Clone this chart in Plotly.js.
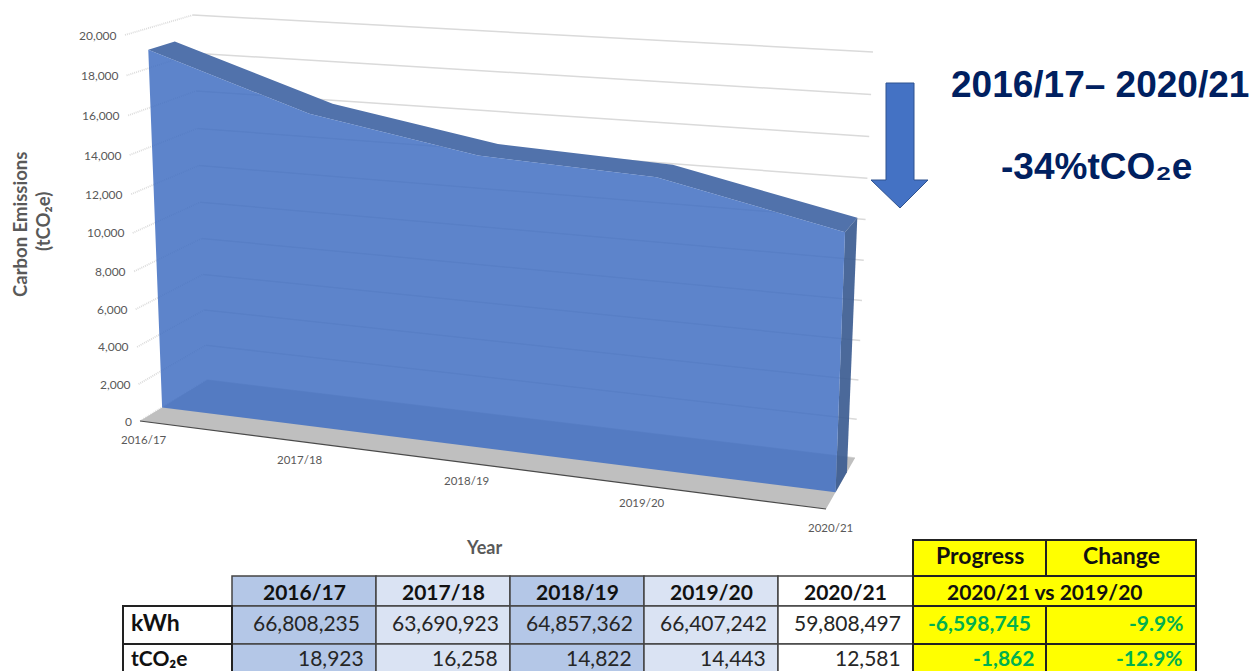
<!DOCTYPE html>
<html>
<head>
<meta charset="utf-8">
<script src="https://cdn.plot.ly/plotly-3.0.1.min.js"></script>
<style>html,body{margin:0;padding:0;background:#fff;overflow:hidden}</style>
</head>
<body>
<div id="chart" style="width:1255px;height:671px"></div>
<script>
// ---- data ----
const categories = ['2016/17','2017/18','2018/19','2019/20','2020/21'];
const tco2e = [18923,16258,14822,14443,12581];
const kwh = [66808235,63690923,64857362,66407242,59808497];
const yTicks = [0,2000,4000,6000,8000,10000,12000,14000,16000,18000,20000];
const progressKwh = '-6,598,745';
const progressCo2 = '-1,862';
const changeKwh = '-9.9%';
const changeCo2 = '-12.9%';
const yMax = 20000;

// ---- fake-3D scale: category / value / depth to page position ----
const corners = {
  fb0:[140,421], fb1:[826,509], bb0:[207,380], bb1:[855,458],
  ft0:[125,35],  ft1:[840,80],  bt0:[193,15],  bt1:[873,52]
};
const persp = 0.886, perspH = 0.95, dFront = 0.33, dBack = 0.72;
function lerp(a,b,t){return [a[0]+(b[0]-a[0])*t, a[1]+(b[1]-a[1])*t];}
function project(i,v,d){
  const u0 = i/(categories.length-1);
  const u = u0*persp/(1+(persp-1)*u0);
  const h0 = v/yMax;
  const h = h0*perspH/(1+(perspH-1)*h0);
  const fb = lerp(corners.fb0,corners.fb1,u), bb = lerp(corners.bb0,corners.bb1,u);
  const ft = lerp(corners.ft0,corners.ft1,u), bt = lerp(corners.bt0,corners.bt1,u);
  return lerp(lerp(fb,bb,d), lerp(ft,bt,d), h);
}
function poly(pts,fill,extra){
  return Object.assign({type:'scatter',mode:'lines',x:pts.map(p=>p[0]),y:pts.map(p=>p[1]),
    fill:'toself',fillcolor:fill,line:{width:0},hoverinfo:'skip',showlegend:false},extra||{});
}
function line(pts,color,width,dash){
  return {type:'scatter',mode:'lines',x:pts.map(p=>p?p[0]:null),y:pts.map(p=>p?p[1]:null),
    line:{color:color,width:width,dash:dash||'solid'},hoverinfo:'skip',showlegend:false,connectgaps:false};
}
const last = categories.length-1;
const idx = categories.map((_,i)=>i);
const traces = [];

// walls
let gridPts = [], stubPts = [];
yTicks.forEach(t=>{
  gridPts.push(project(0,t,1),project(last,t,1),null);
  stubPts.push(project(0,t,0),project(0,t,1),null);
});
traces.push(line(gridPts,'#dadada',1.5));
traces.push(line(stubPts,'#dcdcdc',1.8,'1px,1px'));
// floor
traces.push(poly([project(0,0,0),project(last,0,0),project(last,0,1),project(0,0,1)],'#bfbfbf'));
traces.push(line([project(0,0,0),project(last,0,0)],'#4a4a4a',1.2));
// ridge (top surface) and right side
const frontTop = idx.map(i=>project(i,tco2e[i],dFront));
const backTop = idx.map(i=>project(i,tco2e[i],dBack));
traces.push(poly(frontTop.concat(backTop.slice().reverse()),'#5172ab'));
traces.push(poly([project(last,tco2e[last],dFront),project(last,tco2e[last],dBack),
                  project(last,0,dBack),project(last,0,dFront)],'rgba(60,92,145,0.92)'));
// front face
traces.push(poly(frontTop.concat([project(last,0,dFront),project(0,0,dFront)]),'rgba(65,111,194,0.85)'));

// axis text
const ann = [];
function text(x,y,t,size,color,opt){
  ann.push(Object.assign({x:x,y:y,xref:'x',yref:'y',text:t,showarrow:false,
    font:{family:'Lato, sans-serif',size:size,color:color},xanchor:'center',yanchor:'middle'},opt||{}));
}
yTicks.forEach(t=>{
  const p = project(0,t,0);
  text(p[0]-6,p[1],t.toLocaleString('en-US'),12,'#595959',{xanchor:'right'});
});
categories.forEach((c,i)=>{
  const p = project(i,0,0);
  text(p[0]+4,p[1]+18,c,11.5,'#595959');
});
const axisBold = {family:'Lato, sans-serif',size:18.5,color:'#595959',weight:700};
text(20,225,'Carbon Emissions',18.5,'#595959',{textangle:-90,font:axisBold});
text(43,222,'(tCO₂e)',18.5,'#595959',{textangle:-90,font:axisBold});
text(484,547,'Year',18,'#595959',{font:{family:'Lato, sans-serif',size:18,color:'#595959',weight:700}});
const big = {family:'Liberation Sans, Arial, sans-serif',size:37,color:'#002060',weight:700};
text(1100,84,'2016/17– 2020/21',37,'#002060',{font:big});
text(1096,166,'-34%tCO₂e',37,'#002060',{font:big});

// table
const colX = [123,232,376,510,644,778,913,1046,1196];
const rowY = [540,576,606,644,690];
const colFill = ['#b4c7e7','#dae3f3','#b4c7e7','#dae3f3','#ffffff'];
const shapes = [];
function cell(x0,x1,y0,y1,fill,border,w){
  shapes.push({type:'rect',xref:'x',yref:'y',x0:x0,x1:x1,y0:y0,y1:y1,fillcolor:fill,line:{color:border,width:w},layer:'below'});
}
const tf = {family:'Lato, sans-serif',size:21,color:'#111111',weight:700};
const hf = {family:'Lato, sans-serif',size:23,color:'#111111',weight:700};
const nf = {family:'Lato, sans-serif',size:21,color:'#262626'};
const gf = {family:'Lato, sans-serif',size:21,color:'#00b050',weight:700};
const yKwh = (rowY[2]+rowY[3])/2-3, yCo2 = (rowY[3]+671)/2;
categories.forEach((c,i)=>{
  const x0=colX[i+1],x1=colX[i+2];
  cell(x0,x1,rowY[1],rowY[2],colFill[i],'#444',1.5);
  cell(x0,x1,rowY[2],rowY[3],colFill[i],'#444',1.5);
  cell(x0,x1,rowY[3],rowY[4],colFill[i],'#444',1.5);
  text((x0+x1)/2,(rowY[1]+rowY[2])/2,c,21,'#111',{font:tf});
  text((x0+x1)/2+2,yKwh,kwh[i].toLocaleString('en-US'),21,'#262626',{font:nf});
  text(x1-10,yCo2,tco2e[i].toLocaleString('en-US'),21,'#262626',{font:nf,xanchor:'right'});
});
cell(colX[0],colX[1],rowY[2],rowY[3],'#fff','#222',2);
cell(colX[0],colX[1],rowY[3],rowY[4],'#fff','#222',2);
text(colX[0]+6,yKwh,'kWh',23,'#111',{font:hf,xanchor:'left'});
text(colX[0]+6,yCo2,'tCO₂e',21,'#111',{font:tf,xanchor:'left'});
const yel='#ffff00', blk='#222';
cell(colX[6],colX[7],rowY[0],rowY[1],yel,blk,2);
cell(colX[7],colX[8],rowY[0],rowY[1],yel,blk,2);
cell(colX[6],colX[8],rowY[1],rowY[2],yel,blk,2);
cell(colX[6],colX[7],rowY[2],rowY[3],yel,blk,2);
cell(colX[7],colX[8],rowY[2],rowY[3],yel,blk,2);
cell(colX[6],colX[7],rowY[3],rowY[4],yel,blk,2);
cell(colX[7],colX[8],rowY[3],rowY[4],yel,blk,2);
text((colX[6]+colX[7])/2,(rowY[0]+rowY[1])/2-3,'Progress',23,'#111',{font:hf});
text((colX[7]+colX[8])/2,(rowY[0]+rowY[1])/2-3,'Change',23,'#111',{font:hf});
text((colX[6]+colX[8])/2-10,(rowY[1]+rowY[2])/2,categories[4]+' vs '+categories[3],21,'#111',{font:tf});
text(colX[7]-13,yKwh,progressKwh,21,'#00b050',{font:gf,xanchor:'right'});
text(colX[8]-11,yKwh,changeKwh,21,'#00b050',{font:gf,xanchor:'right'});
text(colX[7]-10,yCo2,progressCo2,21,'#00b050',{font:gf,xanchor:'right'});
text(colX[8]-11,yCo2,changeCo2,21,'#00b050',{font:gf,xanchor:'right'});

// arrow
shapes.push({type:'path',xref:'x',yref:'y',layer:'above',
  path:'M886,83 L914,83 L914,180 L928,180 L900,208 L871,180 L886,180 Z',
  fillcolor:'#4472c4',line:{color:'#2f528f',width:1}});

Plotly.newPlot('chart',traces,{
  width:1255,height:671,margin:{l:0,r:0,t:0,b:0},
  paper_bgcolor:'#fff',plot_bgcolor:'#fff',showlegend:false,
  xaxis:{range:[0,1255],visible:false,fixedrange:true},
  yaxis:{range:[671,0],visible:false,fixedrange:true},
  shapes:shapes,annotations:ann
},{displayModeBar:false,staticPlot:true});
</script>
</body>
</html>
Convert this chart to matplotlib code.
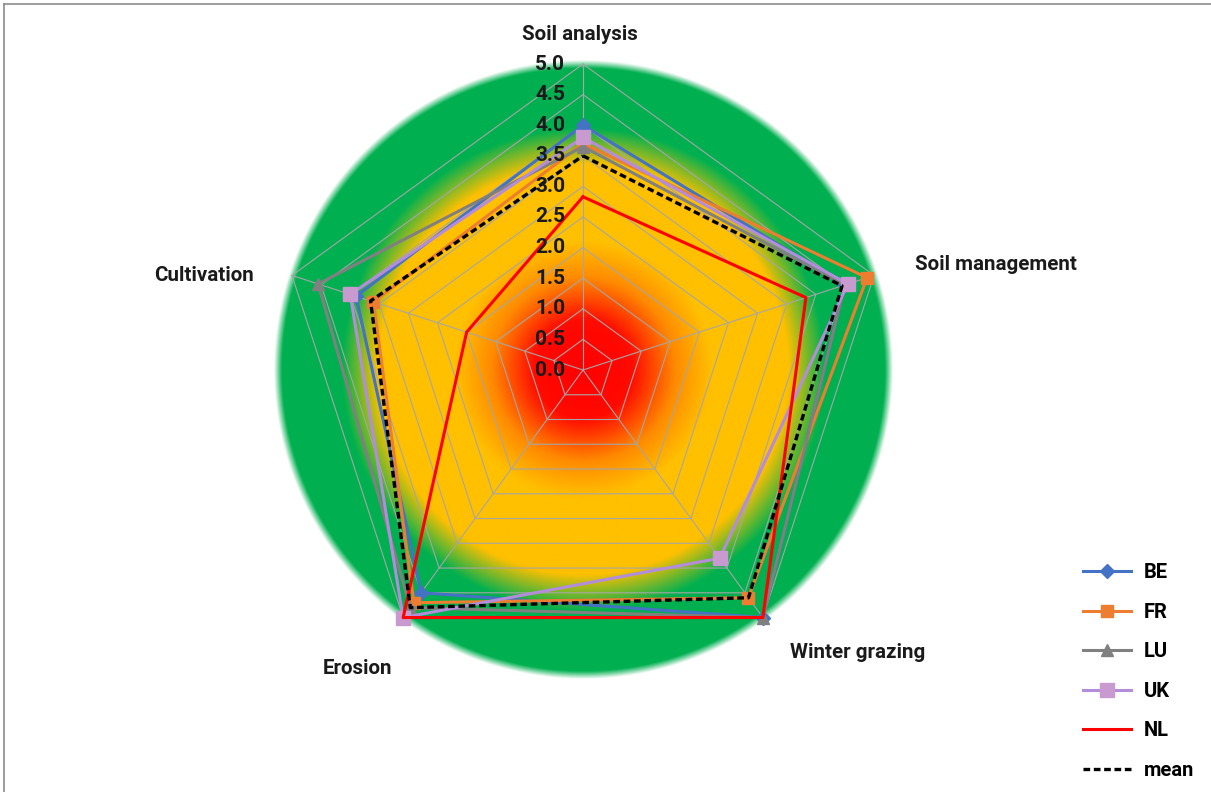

* _Problem description_:
Isolate the lines that hold the word "chart" and copy all of them.

* _Task solution_:
Clone this chart in Plotly.js.
<div id="chart" style="width:1255px;height:671px"></div>
Plotly.newPlot('chart',traces,{
Convert this chart to matplotlib code.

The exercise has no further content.